Но эти последние годы века были такими важными для жизни Д. С. (и моей), что, не остановившись на них, — нельзя понять и последующих 1901–1903, а потому я к ним возвращаюсь.
Наши путешествия, Италия, все работы Д. С., отчасти эстетическое возрождение культурного слоя России, новые люди, которые входили в наш круг, а с другой стороны — плоский материализм старой «интеллигенции» (невольно и меня толкавший к воспоминанию о детской религиозности), все это вместе взятое, да, конечно, с тем зерном, которое лежало в самой природе Д. С., — не могло не привести его к религии и к христианству. Даже, вернее, не к «христианству» прежде всего, — а ко Христу, к Иисусу из Назарета, образ которого мог и должен пленять, думаю, всякого, кто пожелал бы, или сумел взглянуть на него пристальнее. Вот это «пленение», а вовсе не убеждение в подлинности христианской морали, или что-нибудь в таком роде, оно одно и есть настоящая отправная точка по пути к христианству. Последние годы века мы жили в постоянных разговорах с Д. С. о Евангелии, о тех или других словах Иисуса, о том, как они были поняты, как понимаются сейчас и где, или совсем не понимаются или забыты.
Мы должны были бы, в эти годы (1897–1900) сойтись с Вл. Соловьевым, но этого почему-то не случилось. Мы его знали лично, встречали и у баронессы Икскуль, и у графа Прозора, читали вместе с ним на литературных вечерах (не студенческих «демократических», а более «фешенебельных»), с его младшей сестрой, Поликсеной, я даже была и тогда, и после его смерти, долгие годы, в самых приятельских отношениях, — а все-таки у нас с ним — лично — что-то не вязалось.
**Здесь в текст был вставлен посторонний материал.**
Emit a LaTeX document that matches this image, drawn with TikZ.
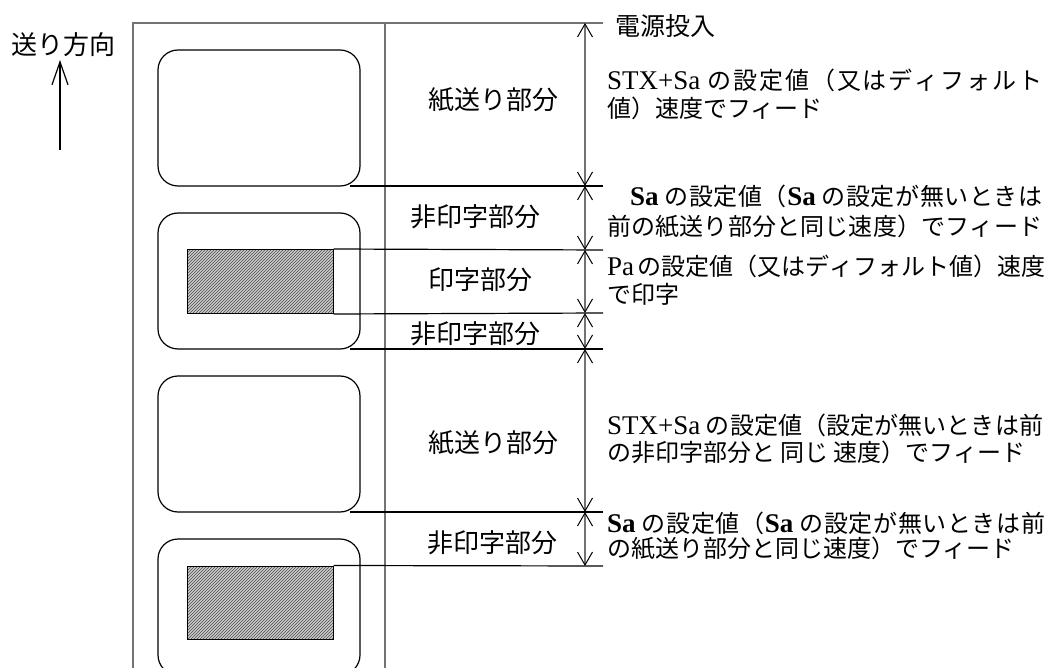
\documentclass[tikz,border=0pt]{standalone}
\usepackage{fontspec}
\usetikzlibrary{arrows.meta,patterns}
\newfontfamily\jp{Noto Sans CJK JP}
\newfontfamily\lt{Liberation Serif}
\newcommand\la[1]{{\lt\fontsize{27}{28}\selectfont #1}}
\newcommand\lb[1]{{\lt\bfseries\fontsize{27}{28}\selectfont #1}}
\makeatletter
\newcommand\jst[2]{\hbox to #1{\@tfor\jx:=#2\do{\jx\hskip 0pt plus 1fil\relax}\unskip}}
\makeatother
\tikzset{
  frame/.style={draw=black!55, line width=1.4pt},
  tick/.style={draw=black, line width=1.2pt},
  lbl/.style={draw=black, line width=1.2pt, rounded corners=20pt, minimum width=202pt, minimum height=136pt, inner sep=0pt},
  hatch/.style={draw=black, line width=1pt, preaction={fill=gray!40}, pattern=north east lines, pattern color=black!70, minimum width=146pt, inner sep=0pt},
  dimline/.style={draw=black!55, line width=1.4pt, {Straight Barb[length=13pt,width=15pt,color=black,line width=1pt]}-{Straight Barb[length=13pt,width=15pt,color=black,line width=1pt]}},
  mid/.style={font=\jp\fontsize{26}{30}\selectfont, inner sep=0pt},
  rt/.style={font=\jp\fontsize{24}{28}\selectfont, inner sep=0pt, anchor=base west}
}
\begin{document}
\begin{tikzpicture}[x=1pt,y=-1pt]
\useasboundingbox (0,0) rectangle (1047,668);
\clip (0,0) rectangle (1047,668);
% frame
\coordinate (ftl) at (133,23);
\coordinate (fbl) at (133,668);
\coordinate (fmt) at (385,23);
\coordinate (fmb) at (385,668);
\coordinate (ftr) at (603,23);
\draw[frame] (fbl) -- (ftl) -- (ftr);
\draw[frame] (fmt) -- (fmb);
% labels
\node[lbl] (L1) at (259,118) {};
\node[lbl] (L2) at (259,281) {};
\node[lbl] (L3) at (259,444) {};
\node[lbl] (L4) at (259,607) {};
\node[hatch, minimum height=64pt] (H2) at (260,281.5) {};
\node[hatch, minimum height=73pt] (H4) at (260,602.5) {};
% tick line ends
\coordinate (a1) at (350,186); \coordinate (b1) at (603,186);
\coordinate (a2) at (H2.north east); \coordinate (b2) at (603,250);
\coordinate (a3) at (H2.south east); \coordinate (b3) at (603,313);
\coordinate (a4) at (350,349); \coordinate (b4) at (603,349);
\coordinate (a5) at (350,512); \coordinate (b5) at (603,512);
\coordinate (a6) at (H4.north east); \coordinate (b6) at (603,566);
\draw[tick] (a1) -- (b1);
\draw[tick] (a2) -- (b2);
\draw[tick] (a3) -- (b3);
\draw[tick] (a4) -- (b4);
\draw[tick] (a5) -- (b5);
\draw[tick] (a6) -- (b6);
% dimension chain
\coordinate (d0) at (585,23);
\coordinate (d1) at (585,186);
\coordinate (d2) at (585,250);
\coordinate (d3) at (585,313);
\coordinate (d4) at (585,349);
\coordinate (d5) at (585,512);
\coordinate (d6) at (585,566);
\draw[dimline] (d0) -- (d1);
\draw[dimline] (d1) -- (d2);
\draw[dimline] (d2) -- (d3);
\draw[dimline] (d3) -- (d4);
\draw[dimline] (d4) -- (d5);
\draw[dimline] (d5) -- (d6);
% feed direction
\node[mid] (feed) at (63,45) {送り方向};
\coordinate (fa0) at (60,150);
\coordinate (fa1) at (60,60);
\draw[line width=1.2pt, -{Straight Barb[length=23pt,width=16pt]}] (fa0) -- (fa1);
% middle labels
\node[mid] (m1) at (493,100) {紙送り部分};
\node[mid] (m2) at (475,217) {非印字部分};
\node[mid] (m3) at (480,280) {印字部分};
\node[mid] (m4) at (475,334) {非印字部分};
\node[mid] (m5) at (493,443) {紙送り部分};
\node[mid] (m6) at (492,543) {非印字部分};
% right texts
\node[rt, font=\jp\fontsize{25}{28}\selectfont] (pw) at (615,36) {電源投入};
\node[rt] (t1a) at (607,90) {\jst{435pt}{{\la{STX+Sa}\ }の設定値（又はディフォルト}};
\node[rt] (t1b) at (607,118) {値）速度でフィード};
\node[rt] (t2a) at (630,206) {\jst{412pt}{{\lb{Sa}\ }の設定値（{\lb{Sa}\ }の設定が無いときは}};
\node[rt] (t2b) at (607,236) {\jst{435pt}{前の紙送り部分と同じ速度）でフィード}};
\node[rt] (t3a) at (607,276) {\jst{435pt}{{\la{Pa}\ }の設定値（又はディフォルト値）速度}};
\node[rt] (t3b) at (607,304) {で印字};
\node[rt] (t4a) at (607,434) {\jst{436pt}{{\la{STX+Sa}\ }の設定値（設定が無いときは前}};
\node[rt] (t4b) at (607,461) {の非印字部分と 同じ 速度）でフィード};
\node[rt] (t5a) at (607,532) {\jst{438pt}{{\lb{Sa}\ }の設定値（{\lb{Sa}\ }の設定が無いときは前}};
\node[rt] (t5b) at (607,557) {の紙送り部分と同じ速度）でフィード};
\end{tikzpicture}
\end{document}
Он жил в Москве, в СПБ бывал наездами, когда приезжал — был окружен кучами «приятелей», которые «нам ничего не говорили», — да, пожалуй, и ему самому. Я не помню, чтобы он где-нибудь при нас (в обществе) говорил о чем-нибудь серьезном. У него была привычка «острить» (не остро, такая же привычка оказывалась у сестры, Поликсены), а хохот его, каким он свои «остроты» сопровождал, был до такой степени необычен и неприятен (он был знаменит), что — мне по крайней мере — никакого удовольствия встречи с ним и не доставляли.